WHAT TO PRODUCE: Wherever a line in the data below holds "this", copy that line.

═════ DATA ═════

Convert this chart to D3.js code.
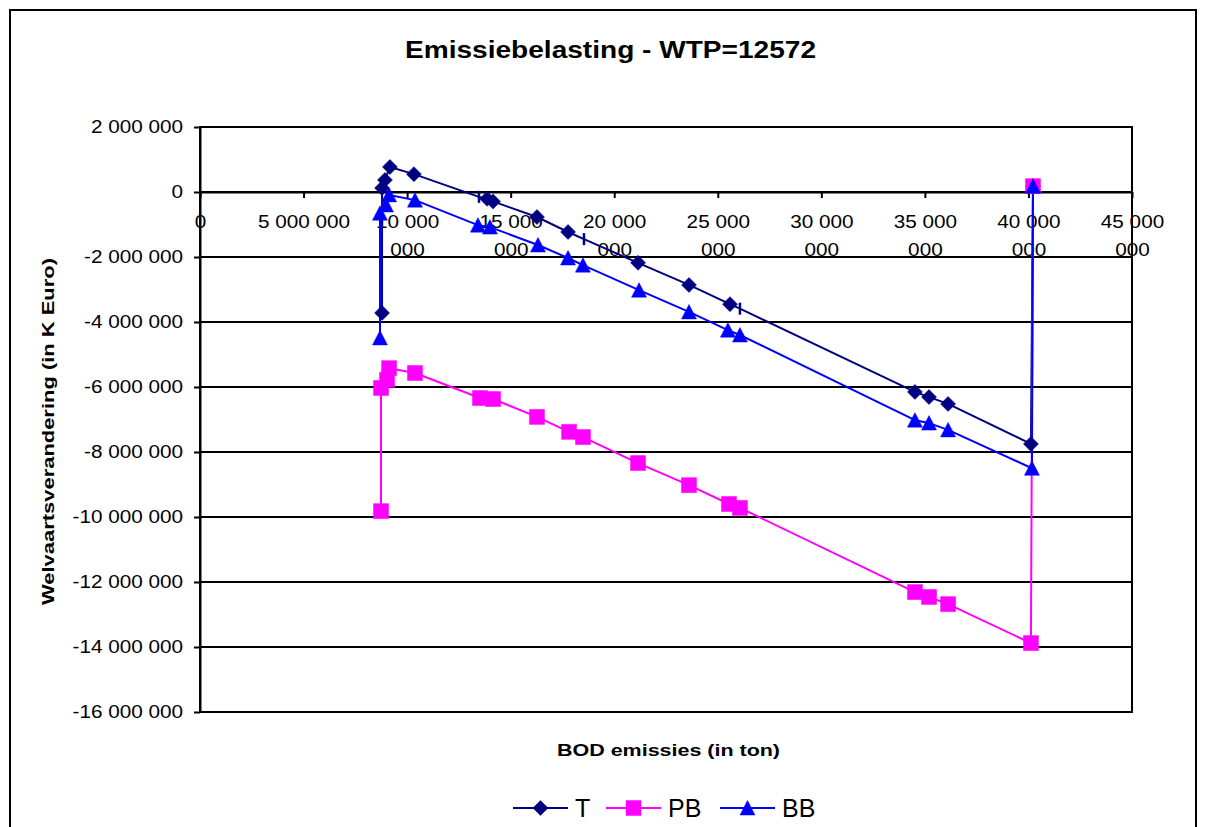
<!DOCTYPE html>
<html><head><meta charset="utf-8">
<script src="https://cdn.jsdelivr.net/npm/d3@7"></script>
<style>
body{margin:0;background:#fff}
svg{display:block}
text{font-family:"Liberation Sans",Arial,sans-serif;fill:#000}
</style>
</head><body>
<svg id="c" width="1206" height="827"></svg>
<script>
// ---------- data ----------
const chartTitle = "Emissiebelasting - WTP=12572";
const xTitle = "BOD emissies (in ton)";
const yTitle = "Welvaartsverandering (in K Euro)";
const seriesNames = ["T", "PB", "BB"];

const xTickValues = [0, 5e6, 10e6, 15e6, 20e6, 25e6, 30e6, 35e6, 40e6, 45e6];
const yTickValues = [2e6, 0, -2e6, -4e6, -6e6, -8e6, -10e6, -12e6, -14e6, -16e6];

// T (x, y in units; marker kind per point)
const tX = [8.79e6, 8.79e6, 8.93e6, 9.17e6, 10.33e6, 13.47e6, 13.86e6, 14.15e6, 16.27e6, 17.77e6,
            18.54e6, 21.15e6, 23.61e6, 25.59e6, 26.07e6, 34.52e6, 35.20e6, 36.12e6, 40.12e6, 40.22e6];
const tY = [-3.72e6, 0.12e6, 0.37e6, 0.77e6, 0.55e6, -0.15e6, -0.21e6, -0.29e6, -0.77e6, -1.23e6,
            -1.45e6, -2.18e6, -2.86e6, -3.45e6, -3.59e6, -6.15e6, -6.31e6, -6.52e6, -7.75e6, 0.18e6];
const tMarker = ["d","d","d","d","d","dash","d","d","d","d",
                 "dash","d","d","d","dash","d","d","d","d","d"];

// PB
const pbX = [8.74e6, 8.74e6, 9.03e6, 9.13e6, 10.38e6, 13.52e6, 14.15e6, 16.27e6, 17.82e6, 18.49e6,
             21.15e6, 23.61e6, 25.54e6, 26.07e6, 34.52e6, 35.20e6, 36.12e6, 40.12e6, 40.22e6];
const pbY = [-9.82e6, -6.03e6, -5.78e6, -5.42e6, -5.57e6, -6.34e6, -6.37e6, -6.92e6, -7.38e6, -7.54e6,
             -8.34e6, -9.02e6, -9.60e6, -9.72e6, -12.31e6, -12.46e6, -12.68e6, -13.88e6, 0.18e6];

// BB
const bbX = [8.69e6, 8.69e6, 8.98e6, 9.13e6, 10.38e6, 13.42e6, 14.00e6, 16.32e6, 17.77e6, 18.49e6,
             21.20e6, 23.61e6, 25.49e6, 26.07e6, 34.52e6, 35.20e6, 36.12e6, 40.17e6, 40.22e6];
const bbY = [-4.49e6, -0.65e6, -0.40e6, -0.09e6, -0.25e6, -1.02e6, -1.08e6, -1.63e6, -2.03e6, -2.25e6,
             -3.02e6, -3.69e6, -4.25e6, -4.40e6, -7.02e6, -7.11e6, -7.32e6, -8.50e6, 0.18e6];

// ---------- chart ----------
const svg = d3.select("#c");
const L = 200, R = 1132, T = 127, B = 712;
const x = d3.scaleLinear().domain([0, 45e6]).range([L, R]);
const y = d3.scaleLinear().domain([-16e6, 2e6]).range([B, T]);

const loc = d3.formatLocale({decimal: ",", thousands: " ", grouping: [3], currency: ["", ""], minus: "-"});
const fmt = loc.format(",d");

const colors = {T: "#000080", PB: "#FF00FF", BB: "#0000FF"};

// outer border
svg.append("rect").attr("x", 10).attr("y", 10).attr("width", 1186).attr("height", 840)
  .attr("fill", "#fff").attr("stroke", "#000").attr("stroke-width", 2);

// gridlines
svg.append("g").selectAll("line").data(yTickValues).join("line")
  .attr("x1", L).attr("x2", R).attr("y1", d => y(d)).attr("y2", d => y(d))
  .attr("stroke", "#000").attr("stroke-width", 2);
// plot border
svg.append("rect").attr("x", L).attr("y", T).attr("width", R - L).attr("height", B - T)
  .attr("fill", "none").attr("stroke", "#000").attr("stroke-width", 2);

function stretch(sel, f) {
  sel.each(function () {
    const len = this.getComputedTextLength();
    d3.select(this).attr("textLength", len * f).attr("lengthAdjust", "spacingAndGlyphs");
  });
}

// y axis
const gy = svg.append("g").attr("transform", `translate(${L},0)`)
  .call(d3.axisLeft(y).tickValues(yTickValues).tickFormat(fmt).tickSize(6).tickSizeOuter(0).tickPadding(11));
gy.select(".domain").attr("stroke", "#000").attr("stroke-width", 2);
gy.selectAll(".tick line").attr("stroke", "#000").attr("stroke-width", 2);
gy.selectAll(".tick text").attr("font-size", 18).attr("font-family", '"Liberation Sans",Arial,sans-serif');
stretch(gy.selectAll(".tick text"), 1.15);

// x axis (at y = 0)
const gx = svg.append("g").attr("transform", `translate(0,${y(0)})`)
  .call(d3.axisBottom(x).tickValues(xTickValues).tickFormat(fmt).tickSize(6).tickSizeOuter(0));
gx.select(".domain").attr("stroke", "#000").attr("stroke-width", 2);
gx.selectAll(".tick line").attr("stroke", "#000").attr("stroke-width", 2);
gx.selectAll(".tick text").each(function () {
  const t = d3.select(this);
  const s = t.text();
  t.attr("font-size", 18).attr("font-family", '"Liberation Sans",Arial,sans-serif')
   .attr("dy", null).attr("y", 36);
  if (s.length > 9) {
    const i = s.lastIndexOf(" ");
    t.text(s.slice(0, i));
    d3.select(this.parentNode).append("text")
      .attr("class", "l2").attr("fill", "#000").attr("text-anchor", "middle")
      .attr("font-size", 18).attr("font-family", '"Liberation Sans",Arial,sans-serif')
      .attr("y", 64).text(s.slice(i + 1));
  }
});
stretch(gx.selectAll(".tick text"), 1.15);

// series
const series = [
  {name: "T", pts: tX.map((v, i) => ({x: v, y: tY[i], m: tMarker[i]}))},
  {name: "PB", pts: pbX.map((v, i) => ({x: v, y: pbY[i], m: "s"}))},
  {name: "BB", pts: bbX.map((v, i) => ({x: v, y: bbY[i], m: "t"}))}
];
const line = d3.line().x(d => x(d.x)).y(d => y(d.y));

const diamond = "M0,-7.5L7.5,0L0,7.5L-7.5,0Z";
const square = "M-7.5,-7.5H7.5V7.5H-7.5Z";
const triangle = "M0,-7.5L7.5,7L-7.5,7Z";
function markerPath(m) {
  if (m === "d") return diamond;
  if (m === "s") return square;
  if (m === "t") return triangle;
  return null;
}

// lines first
series.forEach(s => {
  svg.append("path").datum(s.pts).attr("d", line).attr("fill", "none")
    .attr("stroke", colors[s.name]).attr("stroke-width", 2).attr("stroke-linejoin", "round");
});
// markers
series.forEach(s => {
  const g = svg.append("g");
  g.selectAll("path").data(s.pts).join("path")
    .attr("transform", d => `translate(${x(d.x)},${y(d.y)})`)
    .attr("d", d => d.m === "dash" ? "M0,-6V6" : markerPath(d.m))
    .attr("fill", d => d.m === "dash" ? "none" : colors[s.name])
    .attr("stroke", colors[s.name])
    .attr("stroke-width", d => d.m === "dash" ? 2.5 : 0.5);
});

// titles
svg.append("text").attr("x", 610.5).attr("y", 58).attr("text-anchor", "middle")
  .attr("font-size", 23).attr("font-weight", "bold").text(chartTitle)
  .attr("textLength", 411).attr("lengthAdjust", "spacingAndGlyphs");
svg.append("text").attr("x", 668.5).attr("y", 756).attr("text-anchor", "middle")
  .attr("font-size", 16).attr("font-weight", "bold").text(xTitle)
  .attr("textLength", 223).attr("lengthAdjust", "spacingAndGlyphs");
svg.append("text").attr("transform", "translate(54,431.5) rotate(-90)").attr("text-anchor", "middle")
  .attr("font-size", 16.5).attr("font-weight", "bold").text(yTitle)
  .attr("textLength", 347).attr("lengthAdjust", "spacingAndGlyphs");

// legend
const legendX = [513, 606, 720];
const legendMarks = ["d", "s", "t"];
seriesNames.forEach((n, i) => {
  const lx = legendX[i], ly = 808;
  svg.append("line").attr("x1", lx).attr("x2", lx + 55).attr("y1", ly).attr("y2", ly)
    .attr("stroke", colors[n]).attr("stroke-width", 2);
  svg.append("path").attr("transform", `translate(${lx + 27.5},${ly})`).attr("d", markerPath(legendMarks[i]))
    .attr("fill", colors[n]).attr("stroke", colors[n]).attr("stroke-width", 0.5);
  svg.append("text").attr("x", lx + 62).attr("y", 817).attr("font-size", 25).text(n);
});
</script>
</body></html>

═════

RESULT BELOW:
Convert this chart to D3.js code.
    const len = this.getComputedTextLength();
    d3.select(this).attr("textLength", len * f).attr("lengthAdjust", "spacingAndGlyphs");
  const t = d3.select(this);
    d3.select(this.parentNode).append("text")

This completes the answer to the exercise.